TASK BRIEF:
Set down each line of the material that follows, exactly, with no pictures.

[Items from a dataset]
◇ ◇ ◇

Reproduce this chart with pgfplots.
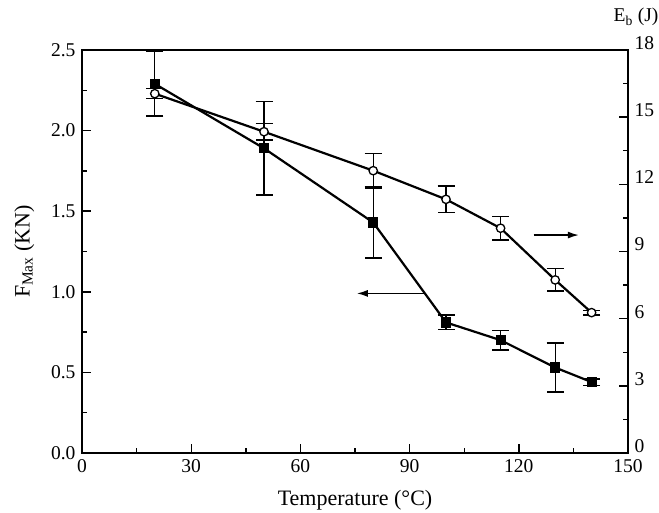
\documentclass[border=0pt]{standalone}
\usepackage{fontspec}
\setmainfont{Liberation Serif}
\usepackage{pgfplots}
\pgfplotsset{compat=1.18}
\usetikzlibrary{arrows.meta}
\pgfplotstableread{
x    y     e
20   2.29  0.20
50   1.89  0.29
80   1.43  0.22
100  0.81  0.045
115  0.70  0.06
130  0.53  0.152
140  0.44  0.02
}\fdata
\pgfplotstableread{
x    y      e
20   16.05  0.22
50   14.35  0.37
80   12.61  0.78
100  11.33  0.60
115  10.04  0.53
130  7.73   0.50
140  6.27   0.10
}\edata
\begin{document}
\fontsize{19}{22}\selectfont
\begin{tikzpicture}
\pgfplotsset{
  every axis/.append style={
    scale only axis, width=546pt, height=403pt, xmin=0, xmax=150,
    /pgf/number format/assume math mode=true,
    tick align=inside, major tick length=9pt, minor tick length=5pt,
    every tick/.style={black, line width=1.4pt},
    axis line style={line width=1.6pt},
    tick label style={font=\fontsize{19.5}{22}\selectfont},
    label style={font=\fontsize{22}{26}\selectfont},
  }
}
\begin{axis}[name=ax, ymin=0, ymax=2.5,
  xtick={0,30,60,90,120,150}, ytick={0,0.5,1,1.5,2,2.5},
  minor x tick num=1, minor y tick num=1,
  xtick pos=bottom, ytick pos=left,
  yticklabel style={/pgf/number format/fixed, /pgf/number format/fixed zerofill, /pgf/number format/precision=1},
  xlabel={Temperature (°C)}, ylabel={F\textsubscript{Max} (KN)},
  xlabel style={yshift=-5pt}, ylabel style={yshift=4pt}]
\addplot[black, line width=2.2pt, mark=square*, mark size=4pt, mark options={solid},
  error bars/.cd, y dir=both, y explicit,
  error bar style={line width=1.4pt},
  error mark options={rotate=90, mark size=8.5pt, line width=1.4pt}]
  table[x=x, y=y, y error=e] {\fdata};
\draw[line width=1.5pt, -{Latex[length=11pt,width=7pt]}] (axis cs:94.4,0.99) -- (axis cs:75.5,0.99);
\draw[line width=1.5pt, -{Latex[length=11pt,width=7pt]}] (axis cs:124.1,1.352) -- (axis cs:136.5,1.352);
\end{axis}
\begin{axis}[ymin=0, ymax=18, ytick={0,3,6,9,12,15,18}, minor y tick num=1,
  axis y line*=right, axis x line=none, ytick pos=right,
  yticklabel style={yshift=7pt}]
\addplot[black, line width=2.2pt, mark=*, mark size=4.2pt, mark options={solid, fill=white, line width=1.3pt},
  error bars/.cd, y dir=both, y explicit,
  error bar style={line width=1.4pt},
  error mark options={rotate=90, mark size=8.5pt, line width=1.4pt}]
  table[x=x, y=y, y error=e] {\edata};
\end{axis}
\node[anchor=base, inner sep=0pt, font=\fontsize{19.5}{22}\selectfont] at ([shift={(8pt,28pt)}]ax.north east) {E\textsubscript{b} (J)};
\pgfresetboundingbox
\path ([shift={(-82pt,-59pt)}]ax.south west) rectangle ([shift={(31pt,50pt)}]ax.north east);
\end{tikzpicture}
\end{document}
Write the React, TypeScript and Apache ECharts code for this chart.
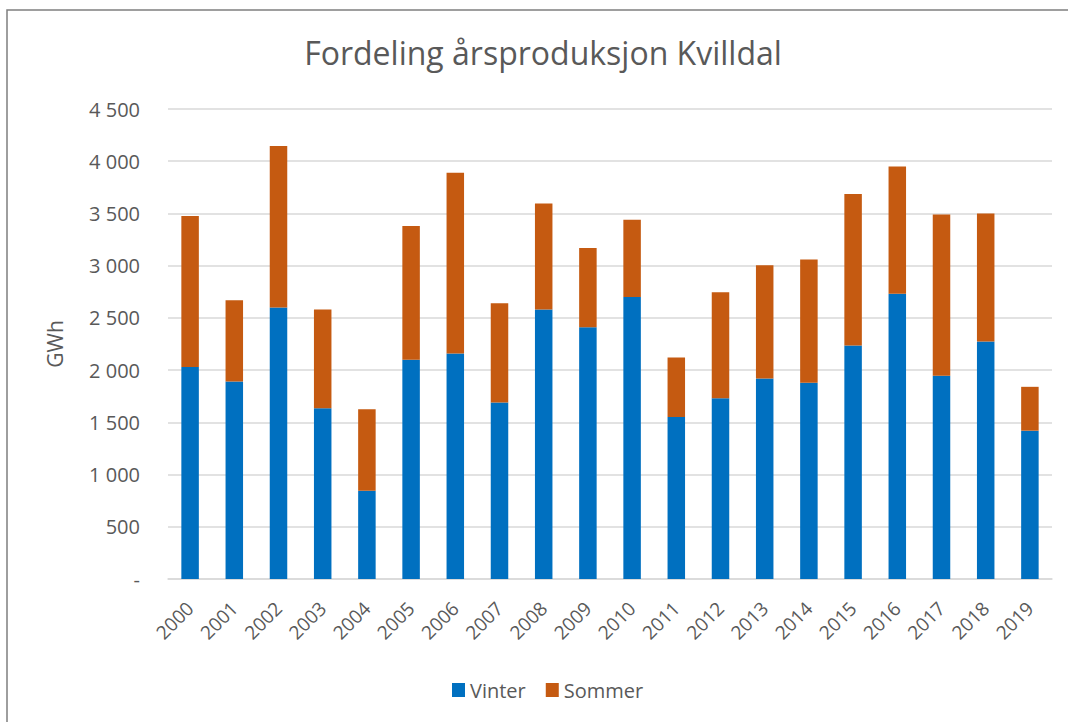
import React, { useEffect, useRef } from "react";
import * as echarts from "echarts";

const years = ["2000","2001","2002","2003","2004","2005","2006","2007","2008","2009","2010","2011","2012","2013","2014","2015","2016","2017","2018","2019"];
const vinter = [2030,1890,2600,1635,845,2100,2160,1690,2580,2410,2700,1550,1730,1920,1880,2235,2730,1945,2275,1420];
const sommer = [1445,780,1545,945,780,1280,1730,950,1015,760,740,570,1015,1085,1180,1450,1220,1545,1225,420];
const yTicks = { min: 0, max: 4500, interval: 500 };

const FONT = "'Open Sans', 'Noto Sans', sans-serif";

function fmt(v: number): string {
  if (v === 0) return "-";
  const s = String(Math.round(v));
  return s.replace(/\B(?=(\d{3})+(?!\d))/g, " ");
}

export default function App() {
  const ref = useRef<HTMLDivElement>(null);
  useEffect(() => {
    document.body.style.margin = "0";
    document.body.style.overflow = "hidden";
    if (!ref.current) return;
    const chart = echarts.init(ref.current, undefined, { renderer: "svg" });
    chart.setOption({
      animation: false,
      backgroundColor: "#ffffff",
      color: ["#0070C0", "#C55A11"],
      graphic: [
        {
          type: "rect",
          shape: { x: 7, y: 10, width: 1100, height: 800 },
          style: { fill: "none", stroke: "#7f7f7f", lineWidth: 1.5 },
          silent: true,
        },
      ],
      title: {
        text: "Fordeling årsproduksjon Kvilldal",
        left: 538,
        textAlign: "center",
        top: 31,
        textStyle: { fontFamily: FONT, fontSize: 32, fontWeight: "normal", color: "#595959" },
      },
      legend: {
        left: 447,
        top: 675,
        itemWidth: 13,
        itemHeight: 14,
        itemGap: 20,
        icon: "rect",
        textStyle: { fontFamily: FONT, fontSize: 20, color: "#595959", padding: [0, 0, 0, 0] },
        data: ["Vinter", "Sommer"],
      },
      grid: { left: 168, right: 16, top: 109, bottom: 143, containLabel: false },
      xAxis: {
        type: "category",
        data: years,
        axisLine: { lineStyle: { color: "#d9d9d9", width: 1.5 } },
        axisTick: { show: false },
        axisLabel: { rotate: 45, fontFamily: FONT, fontSize: 19, color: "#595959", margin: 26, interval: 0 },
      },
      yAxis: {
        type: "value",
        min: yTicks.min,
        max: yTicks.max,
        interval: yTicks.interval,
        name: "GWh",
        nameLocation: "middle",
        nameGap: 103,
        nameRotate: 90,
        nameTextStyle: { fontFamily: FONT, fontSize: 21, color: "#595959" },
        axisLine: { show: false },
        axisTick: { show: false },
        splitLine: { lineStyle: { color: "#d9d9d9", width: 1.5 } },
        axisLabel: { formatter: fmt, fontFamily: FONT, fontSize: 20, color: "#595959", margin: 28 },
      },
      series: [
        { name: "Vinter", type: "bar", stack: "t", data: vinter, barWidth: 17.5 },
        { name: "Sommer", type: "bar", stack: "t", data: sommer, barWidth: 17.5 },
      ],
    });
    return () => chart.dispose();
  }, []);
  return <div ref={ref} style={{ width: 1068, height: 722 }} />;
}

◇ ◇ ◇

SOLUTION TO THIS TASK:
Reproduce this chart with pgfplots.
\documentclass[border=0pt]{standalone}
\usepackage{fontspec}
\setmainfont{Liberation Serif}
\usepackage{pgfplots}
\pgfplotsset{compat=1.18}
\usetikzlibrary{arrows.meta}
\pgfplotstableread{
x    y     e
20   2.29  0.20
50   1.89  0.29
80   1.43  0.22
100  0.81  0.045
115  0.70  0.06
130  0.53  0.152
140  0.44  0.02
}\fdata
\pgfplotstableread{
x    y      e
20   16.05  0.22
50   14.35  0.37
80   12.61  0.78
100  11.33  0.60
115  10.04  0.53
130  7.73   0.50
140  6.27   0.10
}\edata
\begin{document}
\fontsize{19}{22}\selectfont
\begin{tikzpicture}
\pgfplotsset{
  every axis/.append style={
    scale only axis, width=546pt, height=403pt, xmin=0, xmax=150,
    /pgf/number format/assume math mode=true,
    tick align=inside, major tick length=9pt, minor tick length=5pt,
    every tick/.style={black, line width=1.4pt},
    axis line style={line width=1.6pt},
    tick label style={font=\fontsize{19.5}{22}\selectfont},
    label style={font=\fontsize{22}{26}\selectfont},
  }
}
\begin{axis}[name=ax, ymin=0, ymax=2.5,
  xtick={0,30,60,90,120,150}, ytick={0,0.5,1,1.5,2,2.5},
  minor x tick num=1, minor y tick num=1,
  xtick pos=bottom, ytick pos=left,
  yticklabel style={/pgf/number format/fixed, /pgf/number format/fixed zerofill, /pgf/number format/precision=1},
  xlabel={Temperature (°C)}, ylabel={F\textsubscript{Max} (KN)},
  xlabel style={yshift=-5pt}, ylabel style={yshift=4pt}]
\addplot[black, line width=2.2pt, mark=square*, mark size=4pt, mark options={solid},
  error bars/.cd, y dir=both, y explicit,
  error bar style={line width=1.4pt},
  error mark options={rotate=90, mark size=8.5pt, line width=1.4pt}]
  table[x=x, y=y, y error=e] {\fdata};
\draw[line width=1.5pt, -{Latex[length=11pt,width=7pt]}] (axis cs:94.4,0.99) -- (axis cs:75.5,0.99);
\draw[line width=1.5pt, -{Latex[length=11pt,width=7pt]}] (axis cs:124.1,1.352) -- (axis cs:136.5,1.352);
\end{axis}
\begin{axis}[ymin=0, ymax=18, ytick={0,3,6,9,12,15,18}, minor y tick num=1,
  axis y line*=right, axis x line=none, ytick pos=right,
  yticklabel style={yshift=7pt}]
\addplot[black, line width=2.2pt, mark=*, mark size=4.2pt, mark options={solid, fill=white, line width=1.3pt},
  error bars/.cd, y dir=both, y explicit,
  error bar style={line width=1.4pt},
  error mark options={rotate=90, mark size=8.5pt, line width=1.4pt}]
  table[x=x, y=y, y error=e] {\edata};
\end{axis}
\node[anchor=base, inner sep=0pt, font=\fontsize{19.5}{22}\selectfont] at ([shift={(8pt,28pt)}]ax.north east) {E\textsubscript{b} (J)};
\pgfresetboundingbox
\path ([shift={(-82pt,-59pt)}]ax.south west) rectangle ([shift={(31pt,50pt)}]ax.north east);
\end{tikzpicture}
\end{document}
Write the React, TypeScript and Apache ECharts code for this chart.
import React, { useEffect, useRef } from "react";
import * as echarts from "echarts";

const years = ["2000","2001","2002","2003","2004","2005","2006","2007","2008","2009","2010","2011","2012","2013","2014","2015","2016","2017","2018","2019"];
const vinter = [2030,1890,2600,1635,845,2100,2160,1690,2580,2410,2700,1550,1730,1920,1880,2235,2730,1945,2275,1420];
const sommer = [1445,780,1545,945,780,1280,1730,950,1015,760,740,570,1015,1085,1180,1450,1220,1545,1225,420];
const yTicks = { min: 0, max: 4500, interval: 500 };

const FONT = "'Open Sans', 'Noto Sans', sans-serif";

function fmt(v: number): string {
  if (v === 0) return "-";
  const s = String(Math.round(v));
  return s.replace(/\B(?=(\d{3})+(?!\d))/g, " ");
}

export default function App() {
  const ref = useRef<HTMLDivElement>(null);
  useEffect(() => {
    document.body.style.margin = "0";
    document.body.style.overflow = "hidden";
    if (!ref.current) return;
    const chart = echarts.init(ref.current, undefined, { renderer: "svg" });
    chart.setOption({
      animation: false,
      backgroundColor: "#ffffff",
      color: ["#0070C0", "#C55A11"],
      graphic: [
        {
          type: "rect",
          shape: { x: 7, y: 10, width: 1100, height: 800 },
          style: { fill: "none", stroke: "#7f7f7f", lineWidth: 1.5 },
          silent: true,
        },
      ],
      title: {
        text: "Fordeling årsproduksjon Kvilldal",
        left: 538,
        textAlign: "center",
        top: 31,
        textStyle: { fontFamily: FONT, fontSize: 32, fontWeight: "normal", color: "#595959" },
      },
      legend: {
        left: 447,
        top: 675,
        itemWidth: 13,
        itemHeight: 14,
        itemGap: 20,
        icon: "rect",
        textStyle: { fontFamily: FONT, fontSize: 20, color: "#595959", padding: [0, 0, 0, 0] },
        data: ["Vinter", "Sommer"],
      },
      grid: { left: 168, right: 16, top: 109, bottom: 143, containLabel: false },
      xAxis: {
        type: "category",
        data: years,
        axisLine: { lineStyle: { color: "#d9d9d9", width: 1.5 } },
        axisTick: { show: false },
        axisLabel: { rotate: 45, fontFamily: FONT, fontSize: 19, color: "#595959", margin: 26, interval: 0 },
      },
      yAxis: {
        type: "value",
        min: yTicks.min,
        max: yTicks.max,
        interval: yTicks.interval,
        name: "GWh",
        nameLocation: "middle",
        nameGap: 103,
        nameRotate: 90,
        nameTextStyle: { fontFamily: FONT, fontSize: 21, color: "#595959" },
        axisLine: { show: false },
        axisTick: { show: false },
        splitLine: { lineStyle: { color: "#d9d9d9", width: 1.5 } },
        axisLabel: { formatter: fmt, fontFamily: FONT, fontSize: 20, color: "#595959", margin: 28 },
      },
      series: [
        { name: "Vinter", type: "bar", stack: "t", data: vinter, barWidth: 17.5 },
        { name: "Sommer", type: "bar", stack: "t", data: sommer, barWidth: 17.5 },
      ],
    });
    return () => chart.dispose();
  }, []);
  return <div ref={ref} style={{ width: 1068, height: 722 }} />;
}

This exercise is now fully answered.